What to work on :: Each line below must be set down exactly; omit any image you find.

Supplied data ::
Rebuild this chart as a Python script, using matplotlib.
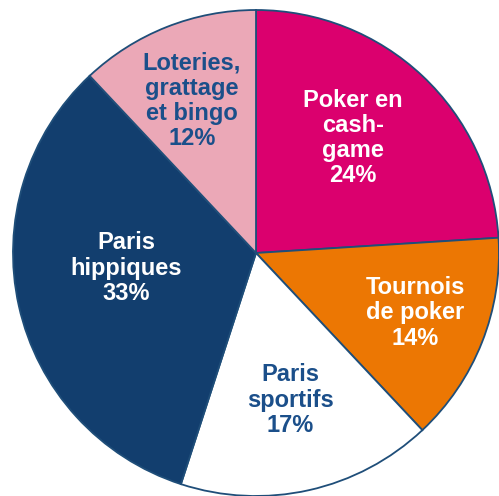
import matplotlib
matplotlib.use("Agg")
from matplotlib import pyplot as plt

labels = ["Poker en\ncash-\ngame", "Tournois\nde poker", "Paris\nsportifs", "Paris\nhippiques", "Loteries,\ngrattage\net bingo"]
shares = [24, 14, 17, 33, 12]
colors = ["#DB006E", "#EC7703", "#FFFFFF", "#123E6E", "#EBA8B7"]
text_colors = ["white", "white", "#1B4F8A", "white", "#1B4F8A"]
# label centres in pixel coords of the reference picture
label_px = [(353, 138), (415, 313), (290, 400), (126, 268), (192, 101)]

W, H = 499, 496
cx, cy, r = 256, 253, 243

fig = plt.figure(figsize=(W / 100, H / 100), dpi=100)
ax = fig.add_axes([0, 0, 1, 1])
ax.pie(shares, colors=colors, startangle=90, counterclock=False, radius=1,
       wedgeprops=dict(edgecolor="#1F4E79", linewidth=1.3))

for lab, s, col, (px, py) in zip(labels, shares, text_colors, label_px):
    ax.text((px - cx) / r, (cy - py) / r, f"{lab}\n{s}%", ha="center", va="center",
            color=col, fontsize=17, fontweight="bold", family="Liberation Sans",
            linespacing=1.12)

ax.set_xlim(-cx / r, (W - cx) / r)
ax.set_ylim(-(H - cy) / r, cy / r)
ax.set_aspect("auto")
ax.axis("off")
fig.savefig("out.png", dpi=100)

Reply to the exercise ::
Rebuild this chart as a Python script, using matplotlib.
import matplotlib
matplotlib.use("Agg")
from matplotlib import pyplot as plt

labels = ["Poker en\ncash-\ngame", "Tournois\nde poker", "Paris\nsportifs", "Paris\nhippiques", "Loteries,\ngrattage\net bingo"]
shares = [24, 14, 17, 33, 12]
colors = ["#DB006E", "#EC7703", "#FFFFFF", "#123E6E", "#EBA8B7"]
text_colors = ["white", "white", "#1B4F8A", "white", "#1B4F8A"]
# label centres in pixel coords of the reference picture
label_px = [(353, 138), (415, 313), (290, 400), (126, 268), (192, 101)]

W, H = 499, 496
cx, cy, r = 256, 253, 243

fig = plt.figure(figsize=(W / 100, H / 100), dpi=100)
ax = fig.add_axes([0, 0, 1, 1])
ax.pie(shares, colors=colors, startangle=90, counterclock=False, radius=1,
       wedgeprops=dict(edgecolor="#1F4E79", linewidth=1.3))

for lab, s, col, (px, py) in zip(labels, shares, text_colors, label_px):
    ax.text((px - cx) / r, (cy - py) / r, f"{lab}\n{s}%", ha="center", va="center",
            color=col, fontsize=17, fontweight="bold", family="Liberation Sans",
            linespacing=1.12)

ax.set_xlim(-cx / r, (W - cx) / r)
ax.set_ylim(-(H - cy) / r, cy / r)
ax.set_aspect("auto")
ax.axis("off")
fig.savefig("out.png", dpi=100)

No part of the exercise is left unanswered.